In this sketch we see what I imagine a supermanifold to be.
Supermanifolds are mostly cloud-like objects with a material core, called its body.
We can only see a supermanifold's body which, for mathematical purposes, is a classical space.
Everything else outside the body and in the cloud-like strata is its soul.
The soul cannot be observed directly. It can only be observed through its influence on the body.
Back to the specifics of the sketch, we see a sphere surrounded by a mysterious, wavy aura.
The sphere is a classical space studied since antiquity. Its geometry was known at least as early as the Aristotlelian era to be non-Euclidean.
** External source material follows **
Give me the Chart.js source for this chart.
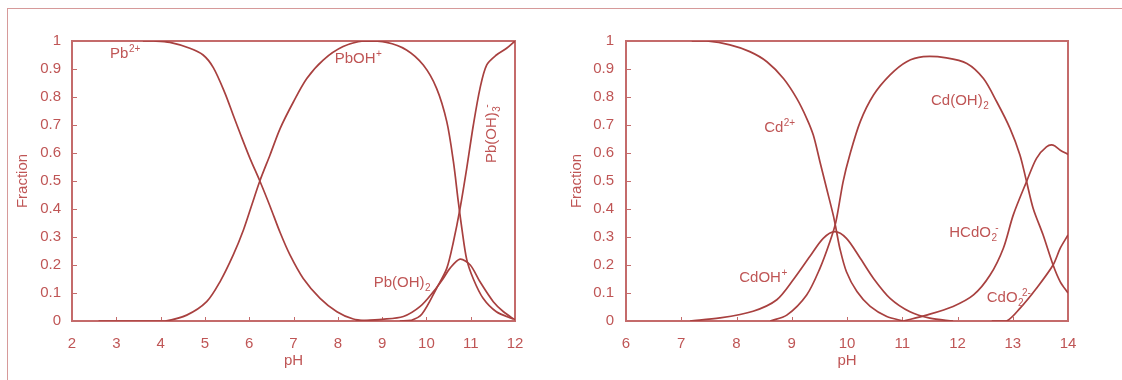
<!DOCTYPE html>
<html>
<head>
<meta charset="utf-8">
<script src="https://cdn.jsdelivr.net/npm/chart.js@4.4.1/dist/chart.umd.min.js"></script>
<style>
  html, body { margin: 0; padding: 0; background: #fff; }
  #wrap { position: relative; width: 1122px; height: 380px; overflow: hidden; }
  #edge { position: absolute; left: 7px; top: 8px; right: -4px; bottom: -4px;
          border-top: 1px solid #d69a9a; border-left: 1px solid #d69a9a; }
  .box { position: absolute; top: 0; }
</style>
</head>
<body>
<div id="wrap">
  <div id="edge"></div>
  <div class="box" style="left:0"><canvas id="pbChart" width="560" height="380"></canvas></div>
  <div class="box" style="left:560px"><canvas id="cdChart" width="562" height="380"></canvas></div>
</div>
<script>
// tick values
const fracTicks = [0, 0.1, 0.2, 0.3, 0.4, 0.5, 0.6, 0.7, 0.8, 0.9, 1];
const pbTicks = [2, 3, 4, 5, 6, 7, 8, 9, 10, 11, 12];
const cdTicks = [6, 7, 8, 9, 10, 11, 12, 13, 14];

// lead species (pH, fraction)
const pb2pH   = [3.6, 3.84, 4.21, 4.66, 4.96, 5.19, 5.45, 5.64, 5.82, 6.02, 6.24, 6.47, 6.7, 6.92, 7.22, 7.6, 7.98, 8.35, 8.73];
const pb2Frac = [1, 1, 0.995, 0.974, 0.95, 0.905, 0.815, 0.735, 0.66, 0.58, 0.5, 0.41, 0.315, 0.236, 0.152, 0.081, 0.033, 0.007, 0];

const pbohPH   = [2.6, 3.7, 4.1, 4.59, 5.04, 5.34, 5.64, 5.87, 6.06, 6.24, 6.47, 6.7, 7.0, 7.3, 7.67, 8.12, 8.58, 9.1, 9.55, 9.93, 10.23, 10.46, 10.61, 10.72, 10.8, 10.91, 11.06, 11.28, 11.58, 11.96];
const pbohFrac = [0, 0, 0, 0.021, 0.069, 0.14, 0.236, 0.325, 0.415, 0.5, 0.593, 0.688, 0.783, 0.866, 0.932, 0.98, 1, 0.995, 0.968, 0.914, 0.831, 0.712, 0.569, 0.426, 0.331, 0.22, 0.15, 0.081, 0.033, 0.007];

const pboh2PH   = [8.4, 9.0, 9.48, 9.86, 10.16, 10.38, 10.53, 10.76, 10.99, 11.21, 11.51, 11.74, 12];
const pboh2Frac = [0, 0.006, 0.016, 0.052, 0.105, 0.152, 0.188, 0.221, 0.2, 0.14, 0.069, 0.033, 0.004];

const pboh3PH   = [9.4, 9.65, 9.9, 10.23, 10.46, 10.61, 10.76, 10.91, 11.06, 11.21, 11.36, 11.58, 11.81, 12];
const pboh3Frac = [0, 0.002, 0.025, 0.117, 0.188, 0.283, 0.402, 0.545, 0.7, 0.831, 0.914, 0.95, 0.974, 1.0];

// cadmium species
const cd2pH   = [7.19, 7.46, 7.88, 8.24, 8.55, 8.85, 9.09, 9.27, 9.39, 9.51, 9.63, 9.75, 9.8, 9.87, 9.99, 10.18, 10.42, 10.72, 11.02];
const cd2Frac = [1, 1, 0.986, 0.962, 0.926, 0.866, 0.795, 0.724, 0.664, 0.569, 0.474, 0.379, 0.331, 0.26, 0.176, 0.105, 0.052, 0.016, 0];

const cdohPH   = [7.16, 7.7, 8.3, 8.73, 9.03, 9.33, 9.57, 9.78, 9.99, 10.24, 10.48, 10.78, 11.14, 11.5, 11.92];
const cdohFrac = [0, 0.011, 0.035, 0.076, 0.148, 0.231, 0.295, 0.319, 0.295, 0.224, 0.152, 0.081, 0.033, 0.01, 0];

const cdoh2PH   = [8.61, 8.91, 9.27, 9.51, 9.69, 9.8, 9.93, 10.05, 10.24, 10.48, 10.78, 11.08, 11.38, 11.8, 12.17, 12.47, 12.71, 12.95, 13.13, 13.25, 13.37, 13.55, 13.73, 13.86, 14];
const cdoh2Frac = [0, 0.021, 0.093, 0.188, 0.283, 0.355, 0.498, 0.593, 0.712, 0.807, 0.879, 0.926, 0.944, 0.94, 0.92, 0.866, 0.783, 0.688, 0.593, 0.498, 0.402, 0.307, 0.2, 0.14, 0.1];

const hcdo2PH   = [11.02, 11.44, 11.92, 12.29, 12.59, 12.83, 13.01, 13.25, 13.43, 13.61, 13.73, 13.86, 14];
const hcdo2Frac = [0, 0.021, 0.052, 0.093, 0.164, 0.26, 0.379, 0.498, 0.581, 0.622, 0.628, 0.61, 0.595];

const cdo2PH   = [12.62, 12.89, 13.13, 13.43, 13.73, 13.86, 14];
const cdo2Frac = [0, 0, 0.045, 0.117, 0.2, 0.26, 0.307];

// species names, placed at (pH, fraction)
const pbLabels = [
    { text: 'Pb', sup: '2+', x: 2.86, y: 0.939 },
    { text: 'PbOH', sup: '+', x: 7.93, y: 0.921 },
    { text: 'Pb(OH)', sub: '2', x: 8.81, y: 0.121 },
    { text: 'Pb(OH)', sub: '3', sup: '-', x: 11.57, y: 0.564, rotate: true }
];
const cdLabels = [
    { text: 'Cd', sup: '2+', x: 8.5, y: 0.675 },
    { text: 'Cd(OH)', sub: '2', x: 11.52, y: 0.771 },
    { text: 'CdOH', sup: '+', x: 8.05, y: 0.139 },
    { text: 'HCdO', sub: '2', sup: '-', x: 11.85, y: 0.3 },
    { text: 'CdO', sub: '2', sup: '2-', x: 12.53, y: 0.068 }
];

const lineColor = '#a8403f';
const frameColor = '#c46b6b';
const textColor = '#bf5555';
const fontFamily = '"Liberation Sans", Arial, sans-serif';

function pairs(xs, ys) {
    return xs.map((x, i) => ({ x: x, y: ys[i] }));
}

function series(xs, ys) {
    return {
        data: pairs(xs, ys),
        borderColor: lineColor,
        borderWidth: 1.7,
        pointRadius: 0,
        fill: false,
        tension: 0.3
    };
}

// box round the plot area plus short inward ticks on the left and bottom
const framePlugin = {
    id: 'frame',
    beforeDatasetsDraw(chart) {
        const ctx = chart.ctx;
        const a = chart.chartArea;
        ctx.save();
        ctx.strokeStyle = frameColor;
        ctx.lineWidth = 2;
        ctx.strokeRect(a.left, a.top, a.right - a.left, a.bottom - a.top);
        ctx.lineWidth = 1;
        chart.scales.x.ticks.forEach(t => {
            const px = Math.round(chart.scales.x.getPixelForValue(t.value)) + 0.5;
            ctx.beginPath();
            ctx.moveTo(px, a.bottom);
            ctx.lineTo(px, a.bottom - 4);
            ctx.stroke();
        });
        chart.scales.y.ticks.forEach(t => {
            const py = Math.round(chart.scales.y.getPixelForValue(t.value)) + 0.5;
            ctx.beginPath();
            ctx.moveTo(a.left, py);
            ctx.lineTo(a.left + 5, py);
            ctx.stroke();
        });
        ctx.restore();
    }
};

const labelPlugin = {
    id: 'speciesLabels',
    afterDatasetsDraw(chart, args, opts) {
        const ctx = chart.ctx;
        const big = '15px ' + fontFamily;
        const small = '10px ' + fontFamily;
        ctx.save();
        ctx.fillStyle = textColor;
        ctx.textBaseline = 'alphabetic';
        ctx.textAlign = 'left';
        (opts.items || []).forEach(item => {
            const px = chart.scales.x.getPixelForValue(item.x);
            const py = chart.scales.y.getPixelForValue(item.y);
            ctx.save();
            ctx.translate(px, py);
            if (item.rotate) ctx.rotate(-Math.PI / 2);
            ctx.font = big;
            ctx.fillText(item.text, 0, 0);
            let w = ctx.measureText(item.text).width;
            ctx.font = small;
            if (item.sub) {
                ctx.fillText(item.sub, w + 0.5, 4);
                if (item.sup) w += ctx.measureText(item.sub).width * 0.7;
            }
            if (item.sup) {
                ctx.fillText(item.sup, w + 0.5, -6);
            }
            ctx.restore();
        });
        ctx.restore();
    }
};

function makeChart(id, datasets, xTicks, labels, padRight, yWidth, yTickPad, yTitlePad) {
    const ctx = document.getElementById(id).getContext('2d');
    return new Chart(ctx, {
        type: 'line',
        data: { datasets: datasets },
        plugins: [framePlugin, labelPlugin],
        options: {
            responsive: false,
            animation: false,
            layout: { padding: { top: 41, right: padRight, left: 0, bottom: 0 } },
            plugins: {
                legend: { display: false },
                tooltip: { enabled: false },
                speciesLabels: { items: labels }
            },
            scales: {
                x: {
                    type: 'linear',
                    min: xTicks[0],
                    max: xTicks[xTicks.length - 1],
                    afterBuildTicks: s => { s.ticks = xTicks.map(v => ({ value: v })); },
                    afterFit: s => { s.height = 59; },
                    grid: { display: false, drawTicks: false },
                    border: { display: false },
                    ticks: {
                        padding: 14,
                        color: textColor,
                        font: { family: fontFamily, size: 15 }
                    },
                    title: {
                        display: true,
                        text: 'pH',
                        color: textColor,
                        font: { family: fontFamily, size: 15 },
                        padding: { top: 0, bottom: 10 }
                    }
                },
                y: {
                    min: 0,
                    max: 1,
                    afterBuildTicks: s => { s.ticks = fracTicks.map(v => ({ value: v })); },
                    afterFit: s => { s.width = yWidth; },
                    grid: { display: false, drawTicks: false },
                    border: { display: false },
                    ticks: {
                        padding: yTickPad,
                        color: textColor,
                        font: { family: fontFamily, size: 15 },
                        callback: v => String(v)
                    },
                    title: {
                        display: true,
                        text: 'Fraction',
                        color: textColor,
                        font: { family: fontFamily, size: 15 },
                        padding: { top: yTitlePad, bottom: 0 }
                    }
                }
            }
        }
    });
}

makeChart('pbChart', [
    series(pb2pH, pb2Frac),
    series(pbohPH, pbohFrac),
    series(pboh2PH, pboh2Frac),
    series(pboh3PH, pboh3Frac)
], pbTicks, pbLabels, 45, 72, 11, 14);

makeChart('cdChart', [
    series(cd2pH, cd2Frac),
    series(cdohPH, cdohFrac),
    series(cdoh2PH, cdoh2Frac),
    series(hcdo2PH, hcdo2Frac),
    series(cdo2PH, cdo2Frac)
], cdTicks, cdLabels, 54, 66, 12, 8);
</script>
</body>
</html>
The aura is a somewhat newer phenomenon. Mathematically, it represents the domain of totally anti-symmetric functions.
Due to antisymmetry, all such functions vanish when taken to a suitably high, but finite, power.
Hence in contrast with classic, Euclidean spaces, the aura itself cannot spread off to infinity.
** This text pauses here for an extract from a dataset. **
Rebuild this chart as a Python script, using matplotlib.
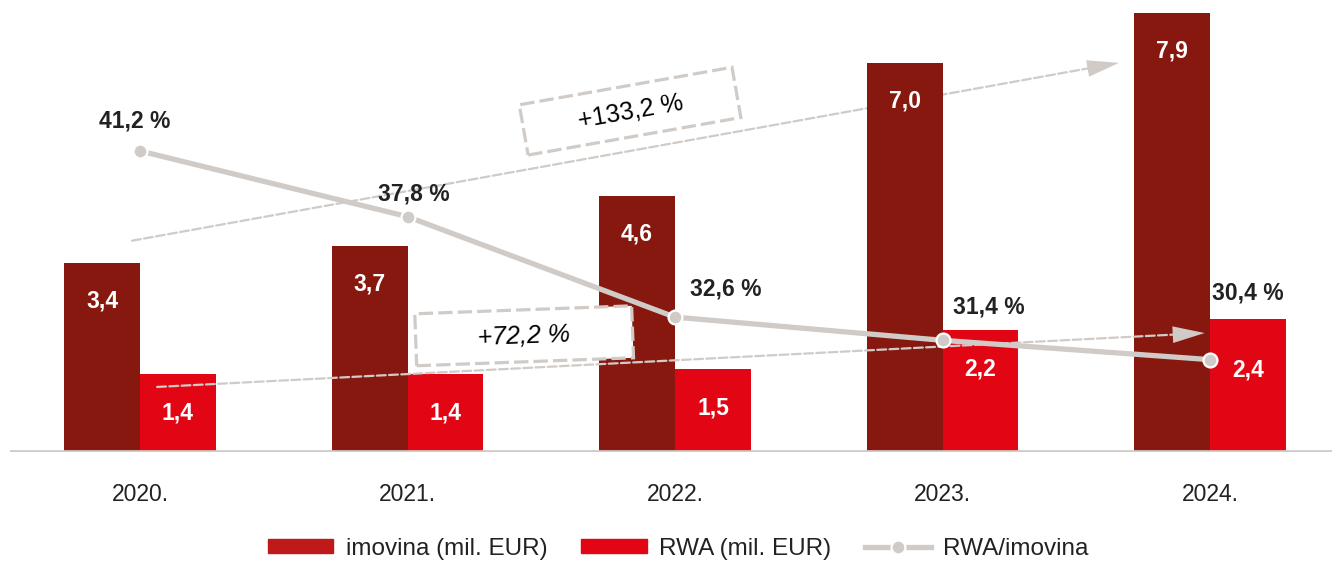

We can conclude, while we cannot see a supermanifold's soul, that it will nevertheless be constrained by its body.
Lastly, in the sketch it is emphasised that a point on a supermanifold comprises two parts: a point on the body and vector part extending outward into the soul.
This vector part has infinitesimal length, much like the Newton-Leibnitz differential, \(dx\).
We can get the general sense of where the vector is going but cannot see how far, as though driving through dense fog.